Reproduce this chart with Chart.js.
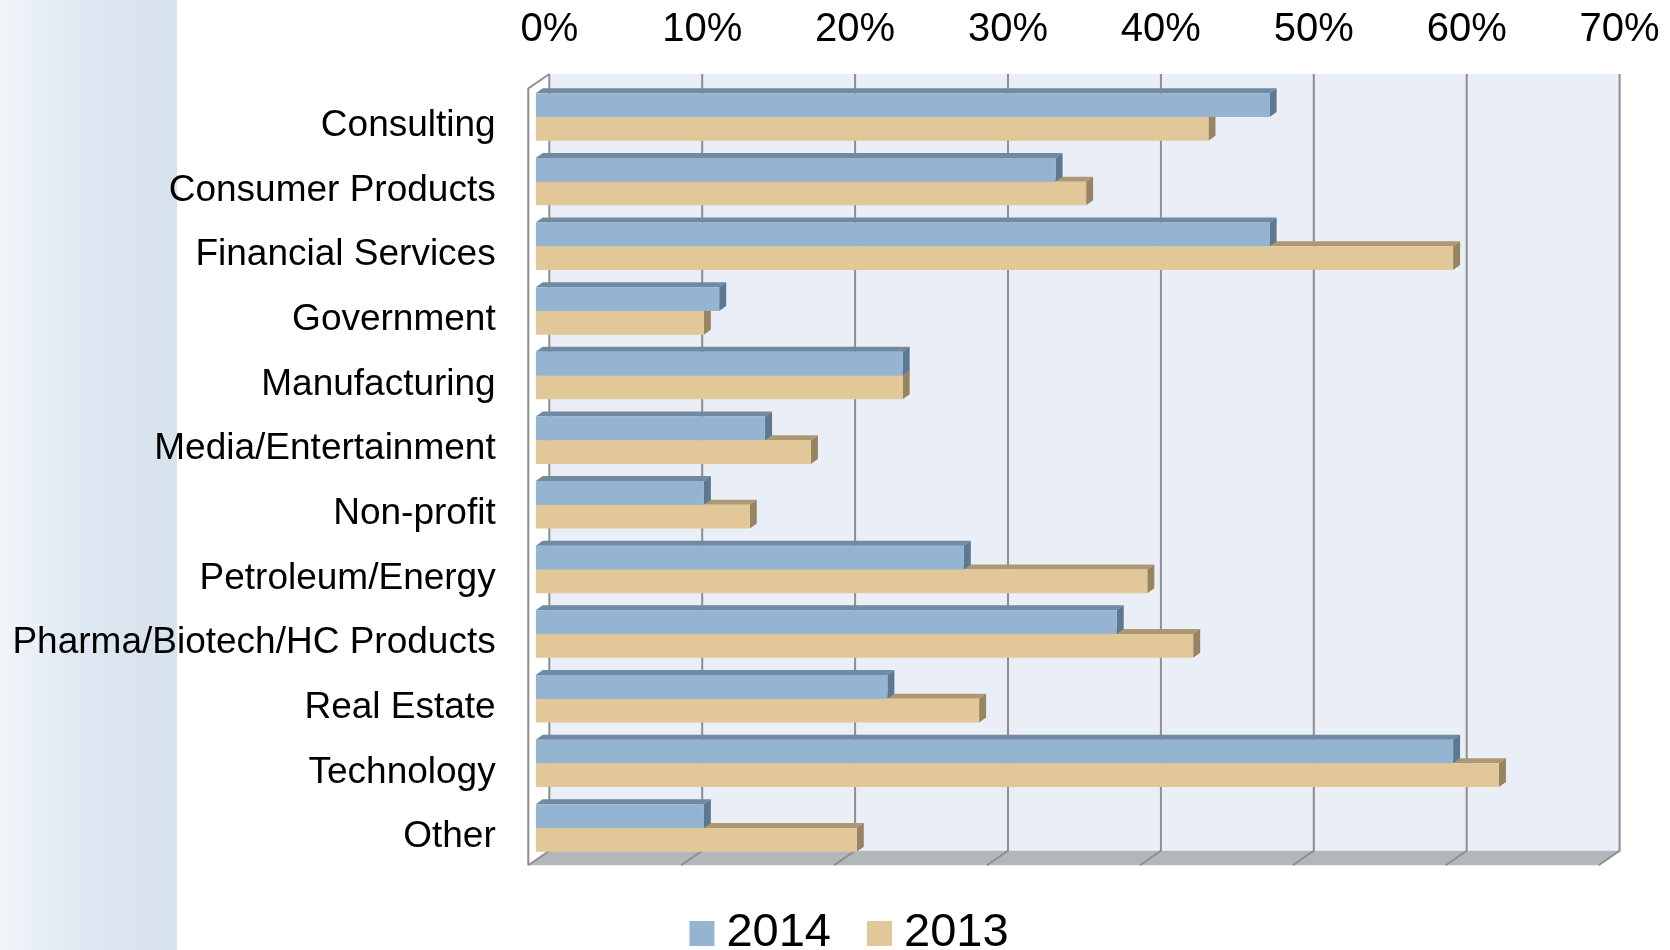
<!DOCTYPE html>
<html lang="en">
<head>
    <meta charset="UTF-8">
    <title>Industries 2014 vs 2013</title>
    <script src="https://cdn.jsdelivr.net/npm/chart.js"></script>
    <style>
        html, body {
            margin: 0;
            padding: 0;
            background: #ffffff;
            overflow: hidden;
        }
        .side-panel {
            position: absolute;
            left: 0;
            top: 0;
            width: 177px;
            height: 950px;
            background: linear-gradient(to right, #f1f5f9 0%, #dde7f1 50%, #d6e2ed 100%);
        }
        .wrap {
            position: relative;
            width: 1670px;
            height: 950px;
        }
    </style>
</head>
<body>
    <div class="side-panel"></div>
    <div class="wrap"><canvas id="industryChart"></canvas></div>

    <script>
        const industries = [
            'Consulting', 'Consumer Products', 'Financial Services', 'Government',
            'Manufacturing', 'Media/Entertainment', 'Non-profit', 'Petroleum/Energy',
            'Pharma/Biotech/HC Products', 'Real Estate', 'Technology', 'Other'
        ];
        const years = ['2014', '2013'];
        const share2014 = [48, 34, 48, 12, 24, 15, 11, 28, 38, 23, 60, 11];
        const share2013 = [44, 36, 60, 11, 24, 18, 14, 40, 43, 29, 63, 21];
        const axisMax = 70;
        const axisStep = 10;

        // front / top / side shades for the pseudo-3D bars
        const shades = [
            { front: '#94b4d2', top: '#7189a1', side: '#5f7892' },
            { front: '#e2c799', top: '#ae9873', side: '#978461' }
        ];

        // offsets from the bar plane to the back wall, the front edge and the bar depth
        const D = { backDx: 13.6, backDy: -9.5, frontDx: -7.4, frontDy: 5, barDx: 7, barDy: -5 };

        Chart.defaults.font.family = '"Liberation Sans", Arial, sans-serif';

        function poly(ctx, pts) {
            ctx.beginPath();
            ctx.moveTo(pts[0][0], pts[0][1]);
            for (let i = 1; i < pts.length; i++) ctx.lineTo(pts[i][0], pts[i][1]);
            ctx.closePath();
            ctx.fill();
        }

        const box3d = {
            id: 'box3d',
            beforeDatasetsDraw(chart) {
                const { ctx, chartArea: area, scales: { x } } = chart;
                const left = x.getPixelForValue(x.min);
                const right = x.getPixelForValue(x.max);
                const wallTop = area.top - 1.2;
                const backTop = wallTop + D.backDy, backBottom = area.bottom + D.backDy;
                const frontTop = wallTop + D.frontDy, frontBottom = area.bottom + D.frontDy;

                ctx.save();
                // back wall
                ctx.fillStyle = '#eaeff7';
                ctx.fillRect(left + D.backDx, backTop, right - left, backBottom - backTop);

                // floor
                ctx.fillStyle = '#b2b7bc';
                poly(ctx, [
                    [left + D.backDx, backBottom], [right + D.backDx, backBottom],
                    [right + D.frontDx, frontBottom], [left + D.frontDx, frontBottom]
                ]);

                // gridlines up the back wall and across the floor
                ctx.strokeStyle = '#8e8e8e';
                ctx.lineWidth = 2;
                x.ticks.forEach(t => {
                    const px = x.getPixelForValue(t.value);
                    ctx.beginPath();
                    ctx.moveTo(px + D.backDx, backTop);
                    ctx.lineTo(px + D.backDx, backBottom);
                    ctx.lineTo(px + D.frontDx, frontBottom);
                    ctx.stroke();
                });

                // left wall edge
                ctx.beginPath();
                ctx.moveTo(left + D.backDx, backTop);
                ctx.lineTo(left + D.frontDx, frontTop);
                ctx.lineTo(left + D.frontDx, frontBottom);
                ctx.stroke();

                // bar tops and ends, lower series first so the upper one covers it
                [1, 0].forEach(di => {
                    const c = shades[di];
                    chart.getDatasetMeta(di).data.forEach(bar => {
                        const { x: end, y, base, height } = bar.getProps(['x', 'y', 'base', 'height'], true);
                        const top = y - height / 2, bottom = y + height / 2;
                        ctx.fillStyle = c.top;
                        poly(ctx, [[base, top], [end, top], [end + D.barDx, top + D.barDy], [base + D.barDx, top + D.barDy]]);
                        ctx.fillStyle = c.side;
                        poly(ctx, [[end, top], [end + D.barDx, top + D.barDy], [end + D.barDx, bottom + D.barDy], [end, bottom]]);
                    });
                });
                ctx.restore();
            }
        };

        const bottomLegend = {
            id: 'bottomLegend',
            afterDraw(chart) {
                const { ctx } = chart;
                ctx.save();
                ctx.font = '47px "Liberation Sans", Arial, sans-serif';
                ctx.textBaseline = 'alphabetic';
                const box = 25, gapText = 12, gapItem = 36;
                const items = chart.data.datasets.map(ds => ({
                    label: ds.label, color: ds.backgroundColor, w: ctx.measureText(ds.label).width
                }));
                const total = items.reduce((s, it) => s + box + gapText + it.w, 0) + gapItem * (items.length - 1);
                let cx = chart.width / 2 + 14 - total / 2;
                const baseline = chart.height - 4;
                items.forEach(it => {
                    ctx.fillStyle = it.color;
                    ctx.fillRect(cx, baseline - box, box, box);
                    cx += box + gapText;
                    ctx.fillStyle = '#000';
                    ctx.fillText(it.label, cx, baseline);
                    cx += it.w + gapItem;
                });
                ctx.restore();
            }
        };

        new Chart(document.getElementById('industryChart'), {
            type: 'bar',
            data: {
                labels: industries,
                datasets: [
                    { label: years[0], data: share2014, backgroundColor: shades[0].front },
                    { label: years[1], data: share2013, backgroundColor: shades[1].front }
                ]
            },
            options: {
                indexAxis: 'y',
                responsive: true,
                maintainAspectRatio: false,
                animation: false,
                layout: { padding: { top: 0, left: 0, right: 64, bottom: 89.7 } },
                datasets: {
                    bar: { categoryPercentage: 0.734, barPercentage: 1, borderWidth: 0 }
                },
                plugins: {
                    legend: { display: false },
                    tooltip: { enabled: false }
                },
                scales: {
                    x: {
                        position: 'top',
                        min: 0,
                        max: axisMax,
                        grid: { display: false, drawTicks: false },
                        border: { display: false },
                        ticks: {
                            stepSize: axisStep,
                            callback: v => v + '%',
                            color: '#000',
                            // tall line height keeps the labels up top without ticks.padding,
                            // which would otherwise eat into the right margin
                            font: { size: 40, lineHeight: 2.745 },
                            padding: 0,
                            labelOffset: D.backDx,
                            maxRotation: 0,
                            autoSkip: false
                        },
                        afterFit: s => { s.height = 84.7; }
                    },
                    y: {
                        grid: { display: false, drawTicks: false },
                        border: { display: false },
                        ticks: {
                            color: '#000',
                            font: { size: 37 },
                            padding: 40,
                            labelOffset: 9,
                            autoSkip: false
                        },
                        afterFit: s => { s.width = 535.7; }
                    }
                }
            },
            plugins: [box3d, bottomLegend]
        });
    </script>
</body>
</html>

== Instruction ==
Quote in full the listing given above; the images are to be left out.

== Output for this exercise ==
Reproduce this chart with Chart.js.
<!DOCTYPE html>
<html lang="en">
<head>
    <meta charset="UTF-8">
    <title>Industries 2014 vs 2013</title>
    <script src="https://cdn.jsdelivr.net/npm/chart.js"></script>
    <style>
        html, body {
            margin: 0;
            padding: 0;
            background: #ffffff;
            overflow: hidden;
        }
        .side-panel {
            position: absolute;
            left: 0;
            top: 0;
            width: 177px;
            height: 950px;
            background: linear-gradient(to right, #f1f5f9 0%, #dde7f1 50%, #d6e2ed 100%);
        }
        .wrap {
            position: relative;
            width: 1670px;
            height: 950px;
        }
    </style>
</head>
<body>
    <div class="side-panel"></div>
    <div class="wrap"><canvas id="industryChart"></canvas></div>

    <script>
        const industries = [
            'Consulting', 'Consumer Products', 'Financial Services', 'Government',
            'Manufacturing', 'Media/Entertainment', 'Non-profit', 'Petroleum/Energy',
            'Pharma/Biotech/HC Products', 'Real Estate', 'Technology', 'Other'
        ];
        const years = ['2014', '2013'];
        const share2014 = [48, 34, 48, 12, 24, 15, 11, 28, 38, 23, 60, 11];
        const share2013 = [44, 36, 60, 11, 24, 18, 14, 40, 43, 29, 63, 21];
        const axisMax = 70;
        const axisStep = 10;

        // front / top / side shades for the pseudo-3D bars
        const shades = [
            { front: '#94b4d2', top: '#7189a1', side: '#5f7892' },
            { front: '#e2c799', top: '#ae9873', side: '#978461' }
        ];

        // offsets from the bar plane to the back wall, the front edge and the bar depth
        const D = { backDx: 13.6, backDy: -9.5, frontDx: -7.4, frontDy: 5, barDx: 7, barDy: -5 };

        Chart.defaults.font.family = '"Liberation Sans", Arial, sans-serif';

        function poly(ctx, pts) {
            ctx.beginPath();
            ctx.moveTo(pts[0][0], pts[0][1]);
            for (let i = 1; i < pts.length; i++) ctx.lineTo(pts[i][0], pts[i][1]);
            ctx.closePath();
            ctx.fill();
        }

        const box3d = {
            id: 'box3d',
            beforeDatasetsDraw(chart) {
                const { ctx, chartArea: area, scales: { x } } = chart;
                const left = x.getPixelForValue(x.min);
                const right = x.getPixelForValue(x.max);
                const wallTop = area.top - 1.2;
                const backTop = wallTop + D.backDy, backBottom = area.bottom + D.backDy;
                const frontTop = wallTop + D.frontDy, frontBottom = area.bottom + D.frontDy;

                ctx.save();
                // back wall
                ctx.fillStyle = '#eaeff7';
                ctx.fillRect(left + D.backDx, backTop, right - left, backBottom - backTop);

                // floor
                ctx.fillStyle = '#b2b7bc';
                poly(ctx, [
                    [left + D.backDx, backBottom], [right + D.backDx, backBottom],
                    [right + D.frontDx, frontBottom], [left + D.frontDx, frontBottom]
                ]);

                // gridlines up the back wall and across the floor
                ctx.strokeStyle = '#8e8e8e';
                ctx.lineWidth = 2;
                x.ticks.forEach(t => {
                    const px = x.getPixelForValue(t.value);
                    ctx.beginPath();
                    ctx.moveTo(px + D.backDx, backTop);
                    ctx.lineTo(px + D.backDx, backBottom);
                    ctx.lineTo(px + D.frontDx, frontBottom);
                    ctx.stroke();
                });

                // left wall edge
                ctx.beginPath();
                ctx.moveTo(left + D.backDx, backTop);
                ctx.lineTo(left + D.frontDx, frontTop);
                ctx.lineTo(left + D.frontDx, frontBottom);
                ctx.stroke();

                // bar tops and ends, lower series first so the upper one covers it
                [1, 0].forEach(di => {
                    const c = shades[di];
                    chart.getDatasetMeta(di).data.forEach(bar => {
                        const { x: end, y, base, height } = bar.getProps(['x', 'y', 'base', 'height'], true);
                        const top = y - height / 2, bottom = y + height / 2;
                        ctx.fillStyle = c.top;
                        poly(ctx, [[base, top], [end, top], [end + D.barDx, top + D.barDy], [base + D.barDx, top + D.barDy]]);
                        ctx.fillStyle = c.side;
                        poly(ctx, [[end, top], [end + D.barDx, top + D.barDy], [end + D.barDx, bottom + D.barDy], [end, bottom]]);
                    });
                });
                ctx.restore();
            }
        };

        const bottomLegend = {
            id: 'bottomLegend',
            afterDraw(chart) {
                const { ctx } = chart;
                ctx.save();
                ctx.font = '47px "Liberation Sans", Arial, sans-serif';
                ctx.textBaseline = 'alphabetic';
                const box = 25, gapText = 12, gapItem = 36;
                const items = chart.data.datasets.map(ds => ({
                    label: ds.label, color: ds.backgroundColor, w: ctx.measureText(ds.label).width
                }));
                const total = items.reduce((s, it) => s + box + gapText + it.w, 0) + gapItem * (items.length - 1);
                let cx = chart.width / 2 + 14 - total / 2;
                const baseline = chart.height - 4;
                items.forEach(it => {
                    ctx.fillStyle = it.color;
                    ctx.fillRect(cx, baseline - box, box, box);
                    cx += box + gapText;
                    ctx.fillStyle = '#000';
                    ctx.fillText(it.label, cx, baseline);
                    cx += it.w + gapItem;
                });
                ctx.restore();
            }
        };

        new Chart(document.getElementById('industryChart'), {
            type: 'bar',
            data: {
                labels: industries,
                datasets: [
                    { label: years[0], data: share2014, backgroundColor: shades[0].front },
                    { label: years[1], data: share2013, backgroundColor: shades[1].front }
                ]
            },
            options: {
                indexAxis: 'y',
                responsive: true,
                maintainAspectRatio: false,
                animation: false,
                layout: { padding: { top: 0, left: 0, right: 64, bottom: 89.7 } },
                datasets: {
                    bar: { categoryPercentage: 0.734, barPercentage: 1, borderWidth: 0 }
                },
                plugins: {
                    legend: { display: false },
                    tooltip: { enabled: false }
                },
                scales: {
                    x: {
                        position: 'top',
                        min: 0,
                        max: axisMax,
                        grid: { display: false, drawTicks: false },
                        border: { display: false },
                        ticks: {
                            stepSize: axisStep,
                            callback: v => v + '%',
                            color: '#000',
                            // tall line height keeps the labels up top without ticks.padding,
                            // which would otherwise eat into the right margin
                            font: { size: 40, lineHeight: 2.745 },
                            padding: 0,
                            labelOffset: D.backDx,
                            maxRotation: 0,
                            autoSkip: false
                        },
                        afterFit: s => { s.height = 84.7; }
                    },
                    y: {
                        grid: { display: false, drawTicks: false },
                        border: { display: false },
                        ticks: {
                            color: '#000',
                            font: { size: 37 },
                            padding: 40,
                            labelOffset: 9,
                            autoSkip: false
                        },
                        afterFit: s => { s.width = 535.7; }
                    }
                }
            },
            plugins: [box3d, bottomLegend]
        });
    </script>
</body>
</html>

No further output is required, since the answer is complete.